Trigger warnings cause me more trauma, not less; and I am one of the people they are supposed to protect.
What if trigger warnings do not work? Who are they really protecting?
I am a 38-year-old woman who has already lived through numerous traumatic events. I have been diagnosed with post-traumatic stress disorder (PTSD), seen numerous professionals including a trauma specialist, and I take anti-anxiety medication. My trauma sits around child loss.
Five years ago, my daughter Mackenzie was diagnosed with a terminal genetic condition at just 10 weeks old. I spent the next five months of her life watching her get weaker and weaker knowing what was to come. When she was seven months and eleven days old, she died in my arms after a traumatic five days in the hospital where she fought for her life. I watched her spend her last days poked, prodded, covered in tubes and wires. She initially looked at me with pleading eyes asking me to help her, but I couldn’t. I watched on helplessly, unable to protect her or save her.

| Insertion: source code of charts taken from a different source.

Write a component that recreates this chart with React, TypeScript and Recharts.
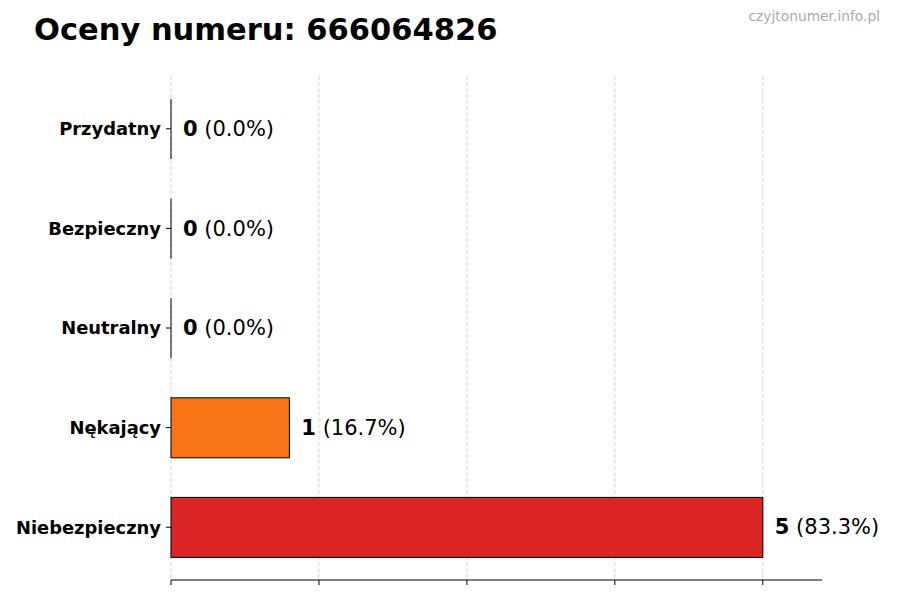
import React from 'react';
import { BarChart, Bar, XAxis, YAxis, CartesianGrid, LabelList, Cell } from 'recharts';

const categories = ['Przydatny', 'Bezpieczny', 'Neutralny', 'Nękający', 'Niebezpieczny'];
const counts = [0, 0, 0, 1, 5];
const colors = ['#22c55e', '#3b82f6', '#9ca3af', '#f97316', '#dc2626'];
const xTicks = [0, 1.25, 2.5, 3.75, 5];
const xDomain = [0, 5.5];
const title = 'Oceny numeru: 666064826';
const watermark = 'czyjtonumer.info.pl';

const total = counts.reduce((a, b) => a + b, 0);
const data = categories.map((name, i) => ({
  name,
  value: counts[i],
  pct: total ? (counts[i] / total) * 100 : 0,
}));

const FONT = '"DejaVu Sans", sans-serif';

const BarShape = (props: any) => {
  const { x, y, width, height, fill } = props;
  if (!width || width < 0.5) {
    return <line x1={x} x2={x} y1={y} y2={y + height} stroke="#000" strokeWidth={1} />;
  }
  return <rect x={x} y={y} width={width} height={height} fill={fill} stroke="#000" strokeWidth={1} />;
};

const ValueLabel = (props: any) => {
  const { x, y, width, height, index } = props;
  const d = data[index];
  return (
    <text
      x={Number(x) + Number(width) + 12}
      y={Number(y) + Number(height) / 2}
      dominantBaseline="central"
      fontSize={21}
      fontFamily={FONT}
      fill="#000"
    >
      <tspan fontWeight="bold">{d.value}</tspan>
      <tspan>{' (' + d.pct.toFixed(1) + '%)'}</tspan>
    </text>
  );
};

const EmptyTick = () => <g />;

const gridGen = (args: any) => {
  const xAxis = args && args.xAxis;
  if (xAxis && typeof xAxis.scale === 'function') {
    return xTicks.map((t) => xAxis.scale(t));
  }
  const off = args.offset;
  return xTicks.map((t) => off.left + ((t - xDomain[0]) / (xDomain[1] - xDomain[0])) * off.width);
};

export default function App() {
  return (
    <div style={{ position: 'absolute', left: 0, top: 0, width: 900, height: 600, background: '#fff', fontFamily: FONT }}>
      <BarChart
        width={900}
        height={600}
        data={data}
        layout="vertical"
        margin={{ top: 76, right: 78, bottom: 0, left: 0 }}
      >
        <XAxis
          type="number"
          domain={xDomain}
          ticks={xTicks}
          interval={0}
          tick={EmptyTick}
          tickSize={5}
          height={20}
          axisLine={{ stroke: '#000', strokeWidth: 1 }}
          tickLine={{ stroke: '#000', strokeWidth: 1 }}
        />
        <YAxis
          type="category"
          dataKey="name"
          width={171}
          axisLine={false}
          tickLine={{ stroke: '#000', strokeWidth: 1 }}
          tickSize={5}
          tickMargin={5}
          padding={{ top: 3, bottom: 3 }}
          interval={0}
          tick={{ fontSize: 17.9, fontWeight: 'bold', fill: '#000', fontFamily: FONT }}
        />
        <Bar dataKey="value" barSize={60} isAnimationActive={false} shape={BarShape}>
          {data.map((d, i) => (
            <Cell key={d.name} fill={colors[i]} />
          ))}
          <LabelList dataKey="value" content={ValueLabel} />
        </Bar>
        <CartesianGrid
          horizontal={false}
          stroke="#b0b0b0"
          strokeOpacity={0.55}
          strokeDasharray="4 2"
          verticalCoordinatesGenerator={gridGen}
        />
      </BarChart>
      <div
        style={{
          position: 'absolute',
          left: 34,
          top: 14.5,
          fontSize: 30.5,
          lineHeight: '30.5px',
          fontWeight: 'bold',
          color: '#000',
          whiteSpace: 'nowrap',
        }}
      >
        {title}
      </div>
      <div
        style={{
          position: 'absolute',
          right: 20,
          top: 10.4,
          fontSize: 13.8,
          lineHeight: '13.8px',
          color: '#aaaaaa',
          whiteSpace: 'nowrap',
        }}
      >
        {watermark}
      </div>
    </div>
  );
}
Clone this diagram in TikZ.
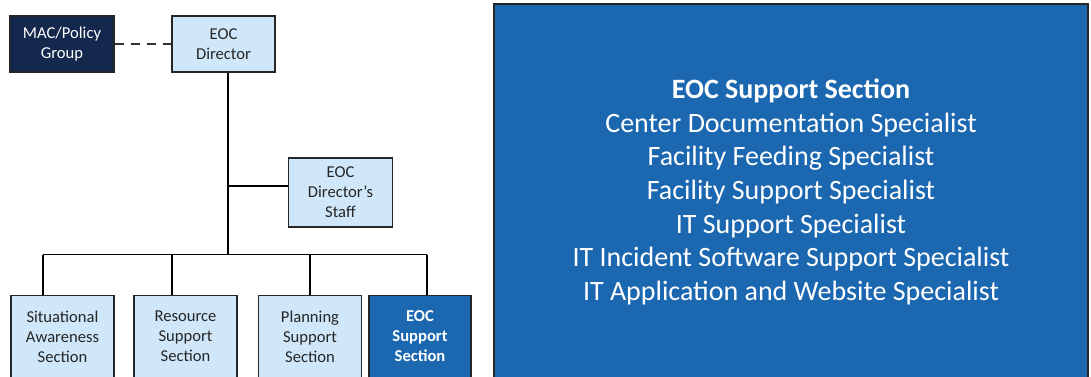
\documentclass[tikz,border=0pt]{standalone}
\usepackage{fontspec}
\setmainfont{Carlito}
\definecolor{lightbox}{HTML}{CFE7F8}
\definecolor{navybox}{HTML}{13284C}
\definecolor{secblue}{HTML}{1B67B0}
\begin{document}
\begin{tikzpicture}[x=1pt,y=-1pt,
  orgbox/.style={draw=black!85, line width=1.8pt, fill=lightbox, align=center,
    font=\fontsize{16.6}{20}\selectfont, inner sep=0pt, text=black!85},
  darkbox/.style={orgbox, fill=navybox, text=white},
  bluebox/.style={orgbox, fill=secblue, text=white, font=\fontsize{16.6}{20}\selectfont\bfseries},
  link/.style={draw=black, line width=1.8pt},
  dashlink/.style={draw=black!80, line width=1.8pt, dash pattern=on 9pt off 7pt}
]
\useasboundingbox (0,0) rectangle (1091,377);
\clip (0,0) rectangle (1091,377);
\fill[white] (0,0) rectangle (1091,377);

% top row
\node[darkbox, minimum width=104pt, minimum height=56pt] (mac) at (62,44) {MAC/Policy\\Group};
\node[orgbox, minimum width=103pt, minimum height=56pt] (dir) at (223.5,44) {EOC\\Director};
\node[orgbox, minimum width=104pt, minimum height=69pt] (staff) at (340.5,192.5) {EOC\\Director’s\\Staff};

% bottom row
\node[orgbox, minimum width=103pt, minimum height=82pt] (sit) at (62.5,336.5) {Situational\\Awareness\\Section};
\node[orgbox, minimum width=103pt, minimum height=82pt] (res) at (185.5,336.5) {Resource\\Support\\Section};
\node[orgbox, minimum width=103pt, minimum height=82pt] (plan) at (310,336.5) {Planning\\Support\\Section};
\node[bluebox, minimum width=102pt, minimum height=82pt] (eocs) at (420,336.5) {EOC\\Support\\Section};

% big detail box
\node[draw=black!85, line width=1.8pt, fill=secblue, text=white, align=center,
  minimum width=594pt, minimum height=376pt, inner sep=0pt,
  font=\fontsize{28}{33.7}\selectfont] (detail) at (791,192)
  {\textbf{EOC Support Section}\\
   Center Documentation Specialist\\
   Facility Feeding Specialist\\
   Facility Support Specialist\\
   IT Support Specialist\\
   IT Incident Software Support Specialist\\
   IT Application and Website Specialist};

% connectors
\coordinate (trunk) at (228,254.5);
\coordinate (staffjoint) at (228,186);
\coordinate (busL) at (43,254.5);
\coordinate (busR) at (426.7,254.5);
\coordinate (dropB) at (172,254.5);
\coordinate (dropC) at (310,254.5);

\draw[dashlink] (mac.east) -- (dir.west);
\draw[link] (dir.south -| trunk) -- (trunk);
\draw[link] (staffjoint) -- (staffjoint -| staff.west);
\draw[link] (busL) -- (busR);
\draw[link] (busL) -- (busL |- sit.north);
\draw[link] (dropB) -- (dropB |- res.north);
\draw[link] (dropC) -- (plan.north);
\draw[link] (busR) -- (busR |- eocs.north);
\end{tikzpicture}
\end{document}
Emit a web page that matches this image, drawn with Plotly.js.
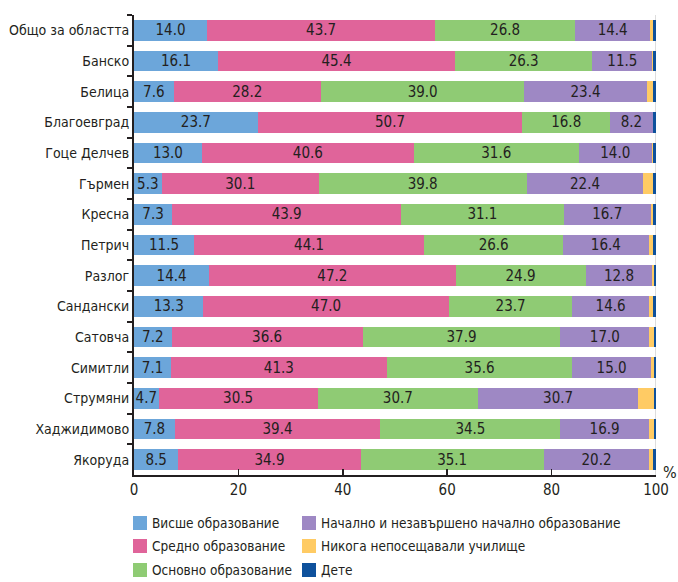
<!DOCTYPE html>
<html>
<head>
<meta charset="utf-8">
<script src="https://cdn.plot.ly/plotly-3.0.1.min.js"></script>
<style>html,body{margin:0;padding:0;background:#fff;}#chart{width:678px;height:582px;}</style>
</head>
<body>
<div id="chart"></div>
<script>
var categories = ["Общо за областта","Банско","Белица","Благоевград","Гоце Делчев","Гърмен","Кресна","Петрич","Разлог","Сандански","Сатовча","Симитли","Струмяни","Хаджидимово","Якоруда"];
var higher    = [14.0,16.1,7.6,23.7,13.0,5.3,7.3,11.5,14.4,13.3,7.2,7.1,4.7,7.8,8.5];
var secondary = [43.7,45.4,28.2,50.7,40.6,30.1,43.9,44.1,47.2,47.0,36.6,41.3,30.5,39.4,34.9];
var basic     = [26.8,26.3,39.0,16.8,31.6,39.8,31.1,26.6,24.9,23.7,37.9,35.6,30.7,34.5,35.1];
var primary   = [14.4,11.5,23.4,8.2,14.0,22.4,16.7,16.4,12.8,14.6,17.0,15.0,30.7,16.9,20.2];
var never     = [0.5,0.2,1.3,0.1,0.3,1.9,0.5,0.9,0.3,0.9,0.9,0.6,3.0,1.0,0.8];
var child     = [0.6,0.5,0.5,0.5,0.5,0.5,0.5,0.5,0.4,0.5,0.4,0.4,0.4,0.4,0.5];
var seriesNames = ["Висше образование","Средно образование","Основно образование","Начално и незавършено начално образование","Никога непосещавали училище","Дете"];
var xTicks = [0,20,40,60,80,100];

var colors = ["#6CA6DA","#E0649A","#8FCB74","#9E88C4","#FFCB64","#0E519C"];
var values = [higher,secondary,basic,primary,never,child];
var font = "'Liberation Sans Narrow','DejaVu Sans Condensed','Roboto Condensed',sans-serif";
var txt = "#231F20";

// plot area geometry (pixels) used to place the hand-made legend
var W = 678, H = 582, mL = 134, mR = 22, mT = 15, mB = 107;
var pw = W - mL - mR, ph = H - mT - mB;
function px(x){ return (x - mL) / pw; }
function py(y){ return (H - mB - y) / ph; }

var data = values.map(function(v,i){
  var labeled = i < 4;
  return {
    type: "bar",
    orientation: "h",
    name: seriesNames[i],
    y: categories,
    x: v,
    marker: {color: colors[i], line: {width: 0}},
    text: labeled ? v.map(function(a){return a.toFixed(1);}) : null,
    textposition: labeled ? "inside" : "none",
    insidetextanchor: "middle",
    constraintext: "none",
    textangle: 0,
    textfont: {family: font, size: 15, color: txt},
    hoverinfo: "x+y+name",
    showlegend: false
  };
});

// legend: two columns, three rows
var legCols = [133, 302], legRows = [523, 546, 570], sw = 14;
var legendShapes = [], legendAnns = [];
seriesNames.forEach(function(name, i){
  var col = Math.floor(i / 3), row = i % 3;
  var x0 = legCols[col], yc = legRows[row];
  legendShapes.push({
    type: "rect", xref: "paper", yref: "paper",
    x0: px(x0), x1: px(x0 + sw), y0: py(yc + sw/2), y1: py(yc - sw/2),
    fillcolor: colors[i], line: {width: 0}
  });
  legendAnns.push({
    text: name, xref: "paper", yref: "paper", x: px(x0 + sw + 3), y: py(yc),
    xanchor: "left", yanchor: "middle", showarrow: false,
    font: {family: font, size: 13.5, color: txt}
  });
});

var layout = {
  width: W, height: H,
  margin: {l: mL, r: mR, t: mT, b: mB},
  barmode: "stack",
  bargap: 0.32,
  paper_bgcolor: "#fff",
  plot_bgcolor: "#fff",
  font: {family: font, size: 14, color: txt},
  showlegend: false,
  xaxis: {
    range: [0, 100],
    tickvals: xTicks,
    ticktext: xTicks.map(String),
    ticks: "inside", ticklen: 6, tickwidth: 1.5, tickcolor: txt,
    showline: true, linecolor: txt, linewidth: 2,
    showgrid: false, zeroline: false,
    tickfont: {family: font, size: 15, color: txt},
    fixedrange: true
  },
  yaxis: {
    autorange: "reversed",
    type: "category",
    tickson: "boundaries",
    ticks: "outside", ticklen: 5, tickwidth: 2, tickcolor: txt,
    showline: true, linecolor: txt, linewidth: 2,
    showgrid: false, zeroline: false,
    tickfont: {family: font, size: 14, color: txt},
    fixedrange: true
  },
  shapes: [{
    type: "line", xref: "x", yref: "paper", x0: 100, x1: 100, y0: 0, y1: 1,
    line: {color: "#BBBBBB", width: 1}, layer: "below"
  }].concat(legendShapes),
  annotations: [{
    text: "%", xref: "paper", yref: "paper", x: 1.01, y: 0.006, xanchor: "left", yanchor: "middle",
    showarrow: false, font: {family: font, size: 16, color: txt}
  }].concat(legendAnns)
};

Plotly.newPlot("chart", data, layout, {displayModeBar: false, staticPlot: true});
</script>
</body>
</html>
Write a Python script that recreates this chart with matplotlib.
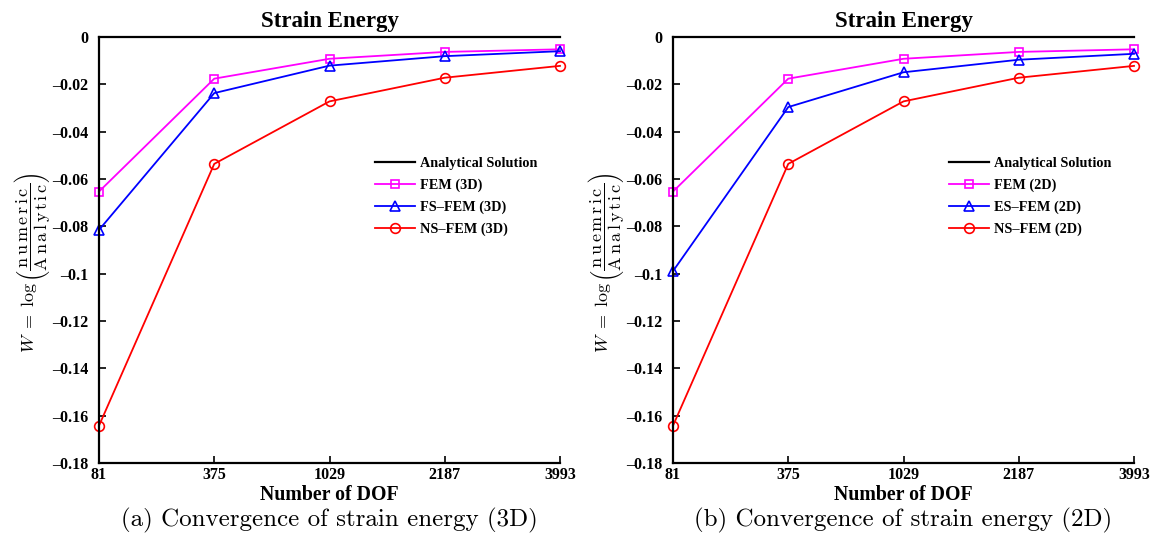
import matplotlib
matplotlib.use('Agg')
import matplotlib.pyplot as plt

# data
dof_labels = ['81', '375', '1029', '2187', '3993']
fem = [-0.0653, -0.0176, -0.0092, -0.0063, -0.0052]
fs_fem_3d = [-0.0815, -0.0237, -0.0121, -0.0081, -0.0060]
es_fem_2d = [-0.0989, -0.0296, -0.0149, -0.0096, -0.0071]
ns_fem = [-0.1642, -0.0536, -0.0272, -0.0172, -0.0122]
analytic = [0, 0, 0, 0, 0]
yticks = [-0.18, -0.16, -0.14, -0.12, -0.1, -0.08, -0.06, -0.04, -0.02, 0]

plt.rcParams['font.family'] = 'Liberation Serif'
plt.rcParams['font.weight'] = 'bold'
plt.rcParams['mathtext.fontset'] = 'cm'

fig = plt.figure(figsize=(11.76, 5.49), dpi=100)

panels = [
    (0.0842, fs_fem_3d, 'FS\u2013FEM (3D)', '3D', r'n\,u\,m\,e\,r\,i\,c',
     '(a) Convergence of strain energy (3D)'),
    (0.5723, es_fem_2d, 'ES\u2013FEM (2D)', '2D', r'n\,u\,e\,m\,r\,i\,c',
     '(b) Convergence of strain energy (2D)'),
]

x = list(range(len(dof_labels)))

for left, mid, mid_name, dim, num, caption in panels:
    ax = fig.add_axes([left, 0.1566, 0.392, 0.776])
    ax.plot(x, analytic, color='black', lw=1.6, clip_on=False, label='Analytical Solution')
    ax.plot(x, fem, color='magenta', lw=1.3, marker='s', ms=6, mfc='none', mew=1.2,
            clip_on=False, label='FEM (%s)' % dim)
    ax.plot(x, mid, color='blue', lw=1.3, marker='^', ms=7.5, mfc='none', mew=1.2,
            clip_on=False, label=mid_name)
    ax.plot(x, ns_fem, color='red', lw=1.3, marker='o', ms=7, mfc='none', mew=1.2,
            clip_on=False, label='NS\u2013FEM (%s)' % dim)

    ax.set_xlim(0, 4)
    ax.set_ylim(-0.18, 0)
    ax.set_xticks(x)
    ax.set_xticklabels(dof_labels, fontsize=11.5, fontweight='bold')
    ax.set_yticks(yticks)
    ax.set_yticklabels(['0' if v == 0 else ('%g' % v).replace('-', '\u2013') for v in yticks],
                       fontsize=11.5, fontweight='bold')
    ax.tick_params(direction='in', length=5, width=1.2)
    ax.tick_params(axis='x', pad=3)
    ax.tick_params(axis='y', pad=8)
    for s in ['top', 'right']:
        ax.spines[s].set_visible(False)
    for s in ['left', 'bottom']:
        ax.spines[s].set_linewidth(1.6)

    ax.set_title('Strain Energy', fontsize=16.5, fontweight='bold', pad=7)
    ax.set_xlabel('Number of DOF', fontsize=14.3, fontweight='bold', labelpad=1)
    ax.set_ylabel(r'$W\;=\;\log\left(\dfrac{\mathrm{%s}}{\mathrm{A\,n\,a\,l\,y\,t\,i\,c}}\right)$' % num,
                  fontsize=13)
    ax.yaxis.set_label_coords(-0.102, 0.47)

    leg = ax.legend(loc='upper left', bbox_to_anchor=(0.57, 0.748), frameon=False,
                    prop={'size': 10.3, 'weight': 'bold'}, handlelength=2.8,
                    handletextpad=0.4, labelspacing=0.6)

    fig.text(left + 0.196, 0.052, caption, ha='center', va='center',
             fontsize=18, family='cmr10', fontweight='normal')

fig.savefig('out.png', dpi=100)
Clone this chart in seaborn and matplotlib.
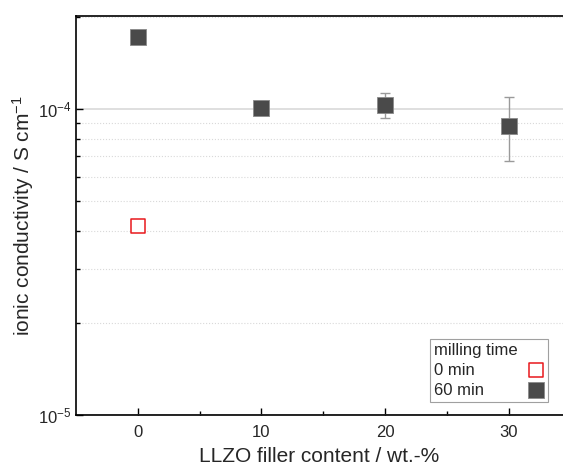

I have also experienced one miscarriage, seven chemical pregnancies, nine rounds of IVF which caused endometriosis stage four and deep vein thrombosis, multiple failed embryo transfers, and have undergone terminations for medical reasons on two of my other babies, Bella and Leo, at 16 weeks pregnant due to them also holding life threatening genetic conditions. I walked into those hospitals pregnant and came out missing a part of me.